* **Raw data**:
★ ★ ★
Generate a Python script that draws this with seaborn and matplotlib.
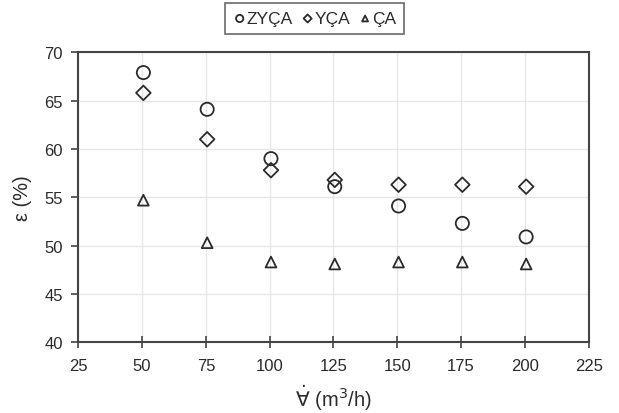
import matplotlib
matplotlib.use("Agg")
import matplotlib.pyplot as plt
import seaborn as sns
import pandas as pd

# Volumetric flow rate (m3/h) and efficiency (%) for each configuration
flow = [50.5, 75.5, 100.5, 125.5, 150.5, 175.5, 200.5]
eff_zyca = [67.9, 64.1, 59.0, 56.1, 54.1, 52.3, 50.9]
eff_yca = [65.8, 61.0, 57.8, 56.8, 56.3, 56.3, 56.1]
eff_ca = [54.7, 50.3, 48.3, 48.1, 48.3, 48.3, 48.1]

series_names = ["ZYÇA", "YÇA", "ÇA"]
series_markers = ["o", "D", "^"]
series_sizes = [90, 55, 60]

x_ticks = [25, 50, 75, 100, 125, 150, 175, 200, 225]
y_ticks = [40, 45, 50, 55, 60, 65, 70]

df = pd.DataFrame({
    "flow": flow * 3,
    "eff": eff_zyca + eff_yca + eff_ca,
    "series": [n for n in series_names for _ in flow],
})

sns.set_theme(style="white")
plt.rcParams["font.family"] = ["Liberation Sans", "DejaVu Sans"]
plt.rcParams["mathtext.fontset"] = "dejavusans"

fig = plt.figure(figsize=(6.19, 4.14), dpi=100)
ax = fig.add_axes([0.1265, 0.1708, 0.8245, 0.7005])

ink = "#2b2b2b"
for name, mk, sz in zip(series_names, series_markers, series_sizes):
    sub = df[df["series"] == name]
    sns.scatterplot(data=sub, x="flow", y="eff", marker=mk, s=sz,
                    facecolor="none", edgecolor=ink, linewidth=1.3,
                    label=name, ax=ax, zorder=3)

ax.set_xlim(25, 225)
ax.set_ylim(40, 70)
ax.set_xticks(x_ticks)
ax.set_yticks(y_ticks)
ax.grid(True, color="#e6e6e6", linewidth=1.0)
ax.set_axisbelow(True)
for sp in ax.spines.values():
    sp.set_color("#444444")
    sp.set_linewidth(1.5)
ax.tick_params(axis="both", color="#444444", width=1.2, labelsize=12,
               labelcolor=ink, bottom=True, left=True)
ax.tick_params(axis="x", direction="inout", length=8, pad=7)
ax.tick_params(axis="y", direction="out", length=5, pad=6)

ax.set_xlabel(r"$\dot{\forall}$ (m$^3$/h)", fontsize=14.5, color=ink, labelpad=7)
ax.set_ylabel("ε (%)", fontsize=14.5, color=ink, labelpad=9)

leg = ax.legend(loc="center", bbox_to_anchor=(0.508, 0.953),
                bbox_transform=fig.transFigure, ncol=3, frameon=True,
                fancybox=False, edgecolor="#444444", fontsize=12.5,
                handletextpad=0.0, columnspacing=0.45, markerscale=0.55,
                borderpad=0.45, handlelength=0.8, borderaxespad=0.2)
leg.get_frame().set_linewidth(1.2)
for t in leg.get_texts():
    t.set_color(ink)

fig.savefig("out.png", dpi=100)
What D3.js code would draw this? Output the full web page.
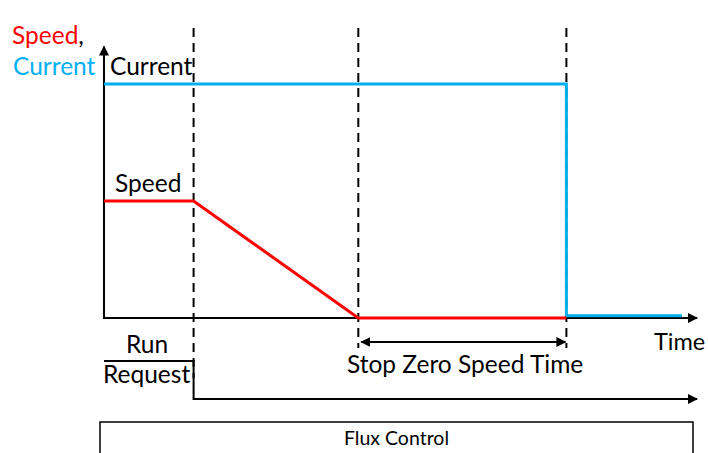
<!DOCTYPE html>
<html>
<head>
<meta charset="utf-8">
<script src="https://cdn.jsdelivr.net/npm/d3@7"></script>
<style>
  body { margin: 0; background: #fff; }
  text { font-family: Lato, "Open Sans", sans-serif; }
</style>
</head>
<body>
<svg id="chart" width="708" height="453"></svg>
<script>
// event times (arbitrary units) and signal levels (% of full)
var eventTimes = [1.55, 4.4, 8.0];          // run request off, speed hits zero, current off
var speedTimes = [0, 1.55, 4.4, 8.0];
var speedValues = [50, 50, 0, 0];
var currentTimes = [0, 8.0, 8.0, 10];
var currentValues = [100, 100, 1, 1];
var runTimes = [0, 1.55, 1.55, 10.26];
var runValues = [1, 1, 0, 0];

var svg = d3.select("#chart");

var x = d3.scaleLinear().domain([0, 10]).range([104, 682]);
var y = d3.scaleLinear().domain([0, 100]).range([318, 84]);
var yRun = d3.scaleLinear().domain([0, 1]).range([399, 361]);

var defs = svg.append("defs");
defs.append("marker")
  .attr("id", "arrow")
  .attr("viewBox", "0 0 10 10")
  .attr("refX", 9).attr("refY", 5)
  .attr("markerWidth", 5).attr("markerHeight", 5)
  .attr("markerUnits", "strokeWidth")
  .attr("orient", "auto-start-reverse")
  .append("path").attr("d", "M0,0 L10,5 L0,10 z").attr("fill", "black");

// axes
svg.append("line")
  .attr("x1", x(0)).attr("y1", y(0) + 1)
  .attr("x2", x(0)).attr("y2", y(116))
  .attr("stroke", "black").attr("stroke-width", 2)
  .attr("marker-end", "url(#arrow)");
svg.append("line")
  .attr("x1", x(0)).attr("y1", y(0))
  .attr("x2", x(10.26)).attr("y2", y(0))
  .attr("stroke", "black").attr("stroke-width", 2)
  .attr("marker-end", "url(#arrow)");

// dashed event markers
var dashBottom = [378, 348, 348];
svg.selectAll("line.event")
  .data(eventTimes)
  .enter().append("line")
  .attr("class", "event")
  .attr("x1", function(d) { return x(d); })
  .attr("x2", function(d) { return x(d); })
  .attr("y1", 28)
  .attr("y2", function(d, i) { return dashBottom[i]; })
  .attr("stroke", "black").attr("stroke-width", 2)
  .attr("stroke-dasharray", "9,6");

var line = d3.line()
  .x(function(d) { return x(d[0]); })
  .y(function(d) { return y(d[1]); });

svg.append("path")
  .datum(d3.zip(currentTimes, currentValues))
  .attr("d", line)
  .attr("fill", "none").attr("stroke", "#00b0f0").attr("stroke-width", 3);

svg.append("path")
  .datum(d3.zip(speedTimes, speedValues))
  .attr("d", line)
  .attr("fill", "none").attr("stroke", "#ff0000").attr("stroke-width", 3);

// run request signal
var runLine = d3.line()
  .x(function(d) { return x(d[0]); })
  .y(function(d) { return yRun(d[1]); });
svg.append("path")
  .datum(d3.zip(runTimes, runValues))
  .attr("d", runLine)
  .attr("fill", "none").attr("stroke", "black").attr("stroke-width", 2)
  .attr("marker-end", "url(#arrow)");

// stop zero speed time span
svg.append("line")
  .attr("x1", x(eventTimes[1]) + 3).attr("y1", 342)
  .attr("x2", x(eventTimes[2]) - 1).attr("y2", 342)
  .attr("stroke", "black").attr("stroke-width", 2)
  .attr("marker-start", "url(#arrow)")
  .attr("marker-end", "url(#arrow)");

// flux control box
svg.append("rect")
  .attr("x", 100).attr("y", 422)
  .attr("width", 593).attr("height", 40)
  .attr("fill", "none").attr("stroke", "black").attr("stroke-width", 1.5);

// labels
function label(txt, lx, ly, size, color) {
  return svg.append("text")
    .attr("x", lx).attr("y", ly)
    .attr("font-size", size)
    .attr("fill", color || "black")
    .text(txt);
}
var sp = svg.append("text").attr("x", 12).attr("y", 44).attr("font-size", 24.5);
sp.append("tspan").attr("fill", "#ff0000").text("Speed");
sp.append("tspan").attr("fill", "black").text(",");
label("Current", 13, 75, 24.5, "#00b0f0");
label("Current", 110, 75, 24.5);
label("Speed", 115, 192, 24.5);
label("Time", 654, 350, 23.5);
label("Stop Zero Speed Time", 347, 373, 24.5);
label("Run", 126, 353, 24.5);
label("Request", 103, 383, 24.5);
label("Flux Control", 344, 445, 19.5);
</script>
</body>
</html>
★ ★ ★
* **What is expected**:
Write down every line from the opening of the listing to the line with "import pandas as pd", both included, and nothing else; the pictures are omitted.

* **Result**:
Generate a Python script that draws this with seaborn and matplotlib.
import matplotlib
matplotlib.use("Agg")
import matplotlib.pyplot as plt
import seaborn as sns
import pandas as pd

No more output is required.